我国油页岩储量丰富，合理开发油页岩资源是破解我国能源危机的重要途径之一。针对油页岩炼油和燃烧发电过程中潜在的火灾、爆炸事故风险，项目通过已有和计划研发的高温环境爆炸性测试系统，以国内4种典型的油页岩产品为代表，系统研究油页岩粉尘及油页岩杂混物的爆炸机理和特性，为生产过程风险评价和安全管理奠定实验和理论依据；再通过小型实验，研究CO2、N2对油页岩及其杂混物的惰化机理，得到防止爆炸发生的关键指标- - 极限氧浓度，从而确定油页岩生产过程的本质安全防爆方法，并在1立方米大型爆炸测试系统上对不同工艺条件下建立的本安防爆方法进行放大和验证，确保其在工业生产上应用的安全性。在前期大量爆炸性数据和防爆方法的基础上，利用风险理论建立基于数据的生产过程风险评价模型，克服了传统风险评估方法中事故统计样本少、评价人员主观随意性的缺点，对于评价油页岩利用过程爆炸事故风险、指导安全生产工作具有重要的理论意义和实用价值

首次对中国4种典型油页岩样品进行了系统爆炸特性测试研究，其中最小点火能普遍高于烟煤粉尘，最低着火温度与烟煤相近，爆炸下限高于烟煤，最大爆炸压力略低于烟煤，爆炸指数龙口油页岩与烟煤相当，其他低于烟煤。总之，我国油页岩粉尘爆炸危险性一般，略低于烟煤，可借鉴烟煤的防爆方法进行油页岩粉尘的爆炸防治。.课题研究了油页岩粉尘杂混物的爆炸特性。利用研发的测试装置研究了可燃气对油页岩粉尘爆炸特性的影响。发现粉-气杂混物的最小点火能随可燃气含量的增加而下降，对挥发分含量低的FS油页岩粉尘影响最为显著，从J级别降为mJ级别。
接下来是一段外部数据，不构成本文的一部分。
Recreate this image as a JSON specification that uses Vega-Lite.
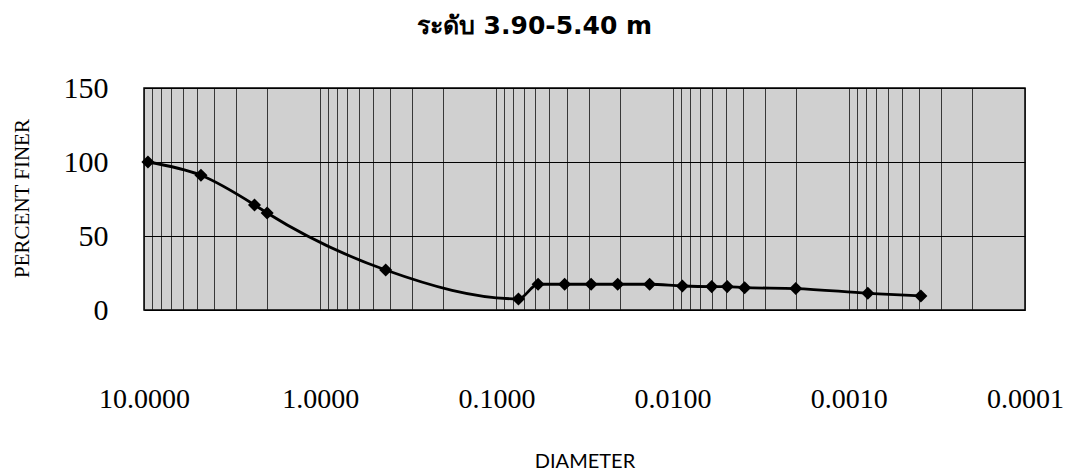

可燃气的引入使油页岩粉尘爆炸下限明显下降。当可燃气的浓度超过3%时，油页岩粉尘的爆炸下限下降趋势变缓，当浓度为9%时，爆炸下限趋于50g/m3。杂混物的爆炸强度均高于单纯的油页岩粉尘。.课题研究了高温对油页岩粉尘及其杂混物爆炸特性的影响。当温度升高时油页岩粉尘及其杂混物的最小点火能均随着初始温度的升高而下降，当可燃气含量超过2%后，点火能下降趋于平缓，可燃气含量的影响远超过温度升高带来的影响。环境温度升高爆炸下限均呈下降趋势，爆炸范围在扩大。但随着初始温度的升高，最大爆炸压力却逐渐降低，由常温下的0.6、0.59、0.55、0.52MPa分别降至100℃下的0.48、0.45、0.43、0.40MPa，平均下降10%；但最大压力上升速率随温度升高而增大。.课题研究了氮气、二氧化碳对LK油页岩粉尘及其杂混物的惰化效果，发现当环境的氧含量低于15%时爆炸将不再发生。基于此，提出我国油页岩综合利用过程中的极限氧浓度为13%，为提出本质安全防爆方法奠定了实验基础。.以抚顺式干馏炉为背景，建立了油页岩干馏工艺火灾爆炸风险评价指标体系，采用模糊综合评价方法建立了油页岩干馏工艺火灾爆炸危险性评价模型。利用该模型可以对油页岩利用现状的火灾爆炸风险进行评价，也可用于指导生产过程的防爆安全改进。